Start of SOURCE MATERIAL
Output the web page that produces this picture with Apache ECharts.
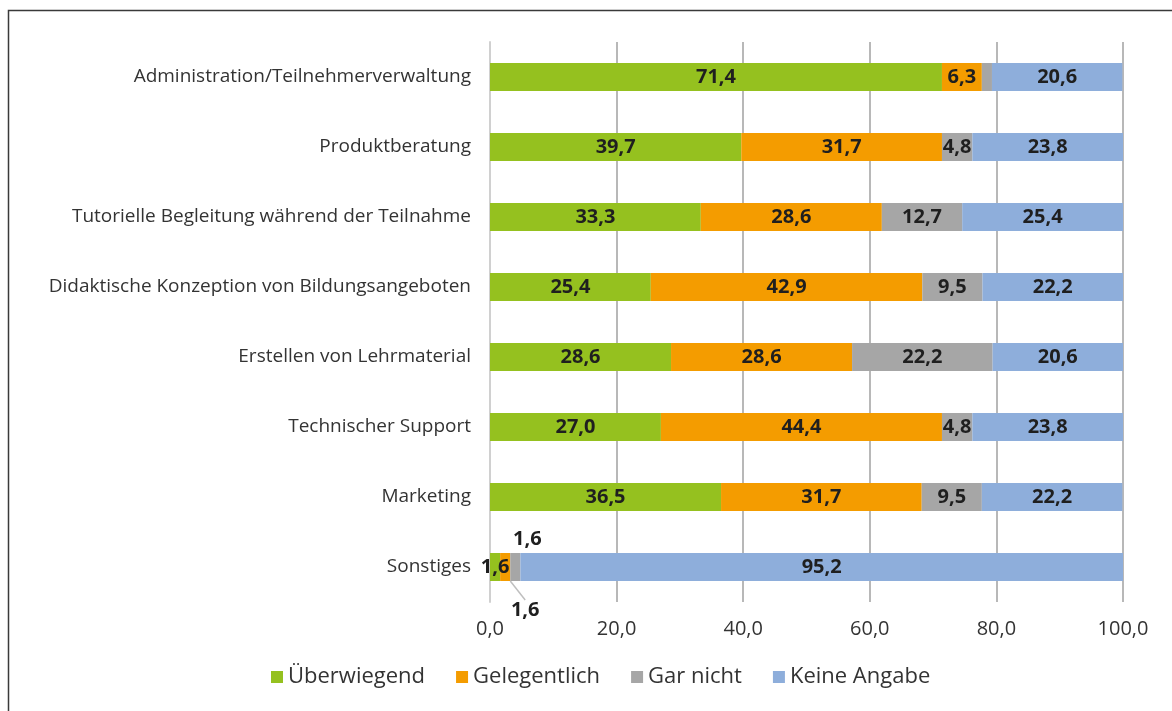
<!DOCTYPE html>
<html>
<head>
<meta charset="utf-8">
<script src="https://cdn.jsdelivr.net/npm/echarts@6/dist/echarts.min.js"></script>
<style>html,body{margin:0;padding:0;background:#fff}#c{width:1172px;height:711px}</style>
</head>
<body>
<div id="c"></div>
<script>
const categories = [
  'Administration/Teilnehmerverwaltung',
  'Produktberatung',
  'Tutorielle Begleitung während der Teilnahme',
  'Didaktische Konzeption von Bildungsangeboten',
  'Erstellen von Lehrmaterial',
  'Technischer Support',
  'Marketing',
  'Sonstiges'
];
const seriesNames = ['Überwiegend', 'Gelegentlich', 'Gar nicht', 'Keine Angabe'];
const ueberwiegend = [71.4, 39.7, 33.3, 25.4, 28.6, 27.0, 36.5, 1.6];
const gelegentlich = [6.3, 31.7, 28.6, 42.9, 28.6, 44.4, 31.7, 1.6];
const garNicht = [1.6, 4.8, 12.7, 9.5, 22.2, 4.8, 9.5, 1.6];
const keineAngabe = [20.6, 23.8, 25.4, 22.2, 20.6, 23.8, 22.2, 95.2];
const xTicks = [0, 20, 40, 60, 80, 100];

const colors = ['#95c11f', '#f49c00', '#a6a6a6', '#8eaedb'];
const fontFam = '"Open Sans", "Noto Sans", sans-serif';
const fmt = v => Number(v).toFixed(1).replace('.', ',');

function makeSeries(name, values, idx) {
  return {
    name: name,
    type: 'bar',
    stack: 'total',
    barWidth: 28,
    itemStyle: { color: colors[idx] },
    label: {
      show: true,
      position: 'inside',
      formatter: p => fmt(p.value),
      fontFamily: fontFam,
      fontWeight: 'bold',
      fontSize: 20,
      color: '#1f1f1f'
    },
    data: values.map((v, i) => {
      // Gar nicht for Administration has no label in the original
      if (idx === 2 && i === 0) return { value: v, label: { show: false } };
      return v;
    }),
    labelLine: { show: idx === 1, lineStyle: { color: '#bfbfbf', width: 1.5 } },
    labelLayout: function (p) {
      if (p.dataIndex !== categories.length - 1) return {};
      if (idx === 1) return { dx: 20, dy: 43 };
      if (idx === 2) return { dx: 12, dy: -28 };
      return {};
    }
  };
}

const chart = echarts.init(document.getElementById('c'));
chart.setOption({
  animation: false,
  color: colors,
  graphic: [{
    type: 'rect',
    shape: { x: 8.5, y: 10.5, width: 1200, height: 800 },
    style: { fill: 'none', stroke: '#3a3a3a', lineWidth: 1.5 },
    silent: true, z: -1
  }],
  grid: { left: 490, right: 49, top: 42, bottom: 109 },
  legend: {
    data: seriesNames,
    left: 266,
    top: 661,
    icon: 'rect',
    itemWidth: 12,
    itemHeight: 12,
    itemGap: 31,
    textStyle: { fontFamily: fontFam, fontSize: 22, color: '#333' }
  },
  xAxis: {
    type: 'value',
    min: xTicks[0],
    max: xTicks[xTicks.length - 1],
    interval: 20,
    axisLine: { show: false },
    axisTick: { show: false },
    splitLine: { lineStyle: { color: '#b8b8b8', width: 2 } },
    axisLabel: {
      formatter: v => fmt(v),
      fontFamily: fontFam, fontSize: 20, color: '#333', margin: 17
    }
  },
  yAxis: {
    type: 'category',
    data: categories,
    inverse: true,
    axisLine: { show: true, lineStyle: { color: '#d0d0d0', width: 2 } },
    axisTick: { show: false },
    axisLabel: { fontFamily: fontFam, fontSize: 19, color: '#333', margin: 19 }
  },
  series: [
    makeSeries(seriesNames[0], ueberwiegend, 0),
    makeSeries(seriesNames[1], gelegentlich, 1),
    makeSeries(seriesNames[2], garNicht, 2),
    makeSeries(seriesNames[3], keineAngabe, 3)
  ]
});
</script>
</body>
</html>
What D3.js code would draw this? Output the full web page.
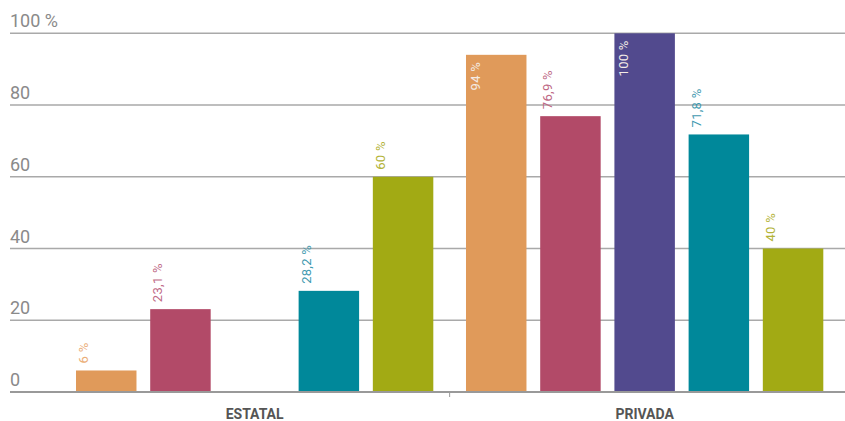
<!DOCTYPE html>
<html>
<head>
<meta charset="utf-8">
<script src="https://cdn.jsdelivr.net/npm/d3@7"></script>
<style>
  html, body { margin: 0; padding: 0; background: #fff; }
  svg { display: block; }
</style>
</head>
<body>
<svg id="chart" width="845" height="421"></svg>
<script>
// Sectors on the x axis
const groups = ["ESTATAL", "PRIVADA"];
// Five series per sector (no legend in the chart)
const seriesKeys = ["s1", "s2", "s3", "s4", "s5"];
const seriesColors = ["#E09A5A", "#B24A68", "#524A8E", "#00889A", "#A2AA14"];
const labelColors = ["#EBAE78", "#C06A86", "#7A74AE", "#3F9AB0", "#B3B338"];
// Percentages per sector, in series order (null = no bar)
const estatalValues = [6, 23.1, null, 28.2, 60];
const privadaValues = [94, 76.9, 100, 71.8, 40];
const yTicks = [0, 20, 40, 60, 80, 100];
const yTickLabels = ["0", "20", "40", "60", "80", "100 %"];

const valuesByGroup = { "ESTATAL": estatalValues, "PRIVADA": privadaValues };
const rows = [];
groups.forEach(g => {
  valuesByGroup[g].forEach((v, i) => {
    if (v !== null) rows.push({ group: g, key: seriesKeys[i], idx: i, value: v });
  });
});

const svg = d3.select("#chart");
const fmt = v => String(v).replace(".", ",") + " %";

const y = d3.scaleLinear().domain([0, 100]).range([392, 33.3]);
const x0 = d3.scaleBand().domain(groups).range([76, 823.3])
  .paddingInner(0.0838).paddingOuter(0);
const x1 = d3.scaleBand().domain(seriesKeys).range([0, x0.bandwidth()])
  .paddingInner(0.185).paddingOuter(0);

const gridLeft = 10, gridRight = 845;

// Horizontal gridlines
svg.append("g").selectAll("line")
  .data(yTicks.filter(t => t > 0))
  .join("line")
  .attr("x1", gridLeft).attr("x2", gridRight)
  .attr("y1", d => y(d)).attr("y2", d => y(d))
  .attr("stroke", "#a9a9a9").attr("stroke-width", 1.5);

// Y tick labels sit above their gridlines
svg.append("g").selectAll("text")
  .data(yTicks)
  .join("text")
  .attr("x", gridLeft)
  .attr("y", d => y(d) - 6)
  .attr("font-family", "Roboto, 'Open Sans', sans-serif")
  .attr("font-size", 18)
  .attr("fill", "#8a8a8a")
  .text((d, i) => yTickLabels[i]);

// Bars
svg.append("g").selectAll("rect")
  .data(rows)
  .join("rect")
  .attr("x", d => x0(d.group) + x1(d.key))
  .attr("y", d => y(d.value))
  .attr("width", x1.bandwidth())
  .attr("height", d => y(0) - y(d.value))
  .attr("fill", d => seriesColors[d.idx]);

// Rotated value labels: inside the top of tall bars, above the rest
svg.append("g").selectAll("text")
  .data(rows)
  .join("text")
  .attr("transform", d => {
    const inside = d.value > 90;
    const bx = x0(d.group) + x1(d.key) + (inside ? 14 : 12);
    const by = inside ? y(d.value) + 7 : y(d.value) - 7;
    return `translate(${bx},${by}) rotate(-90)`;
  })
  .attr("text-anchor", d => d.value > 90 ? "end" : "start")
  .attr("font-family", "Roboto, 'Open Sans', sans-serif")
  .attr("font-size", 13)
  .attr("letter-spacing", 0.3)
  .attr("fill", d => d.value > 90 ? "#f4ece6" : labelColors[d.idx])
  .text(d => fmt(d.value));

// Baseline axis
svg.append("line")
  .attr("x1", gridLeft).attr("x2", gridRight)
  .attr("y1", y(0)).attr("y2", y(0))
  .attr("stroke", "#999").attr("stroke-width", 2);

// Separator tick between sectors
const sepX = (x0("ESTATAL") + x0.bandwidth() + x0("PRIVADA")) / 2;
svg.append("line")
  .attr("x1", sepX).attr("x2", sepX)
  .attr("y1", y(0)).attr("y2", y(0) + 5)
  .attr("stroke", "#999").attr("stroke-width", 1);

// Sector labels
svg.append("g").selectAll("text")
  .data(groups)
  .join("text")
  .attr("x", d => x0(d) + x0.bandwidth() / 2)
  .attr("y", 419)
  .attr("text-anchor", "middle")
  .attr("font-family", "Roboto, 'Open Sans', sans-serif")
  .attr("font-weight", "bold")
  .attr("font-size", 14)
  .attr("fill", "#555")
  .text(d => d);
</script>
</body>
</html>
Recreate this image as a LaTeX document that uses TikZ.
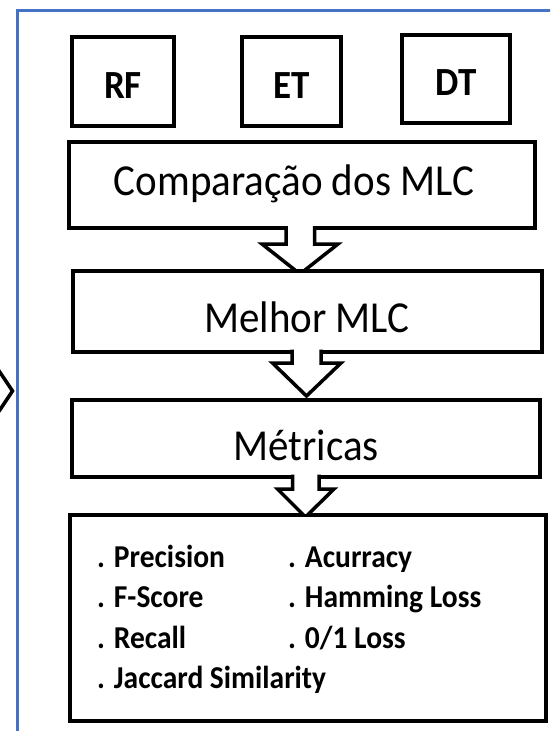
End of SOURCE MATERIAL
Search the lines for the string "this" and copy every line that has it.

» SOLVED EXERCISE
Output the web page that produces this picture with Apache ECharts.
What D3.js code would draw this? Output the full web page.
Recreate this image as a LaTeX document that uses TikZ.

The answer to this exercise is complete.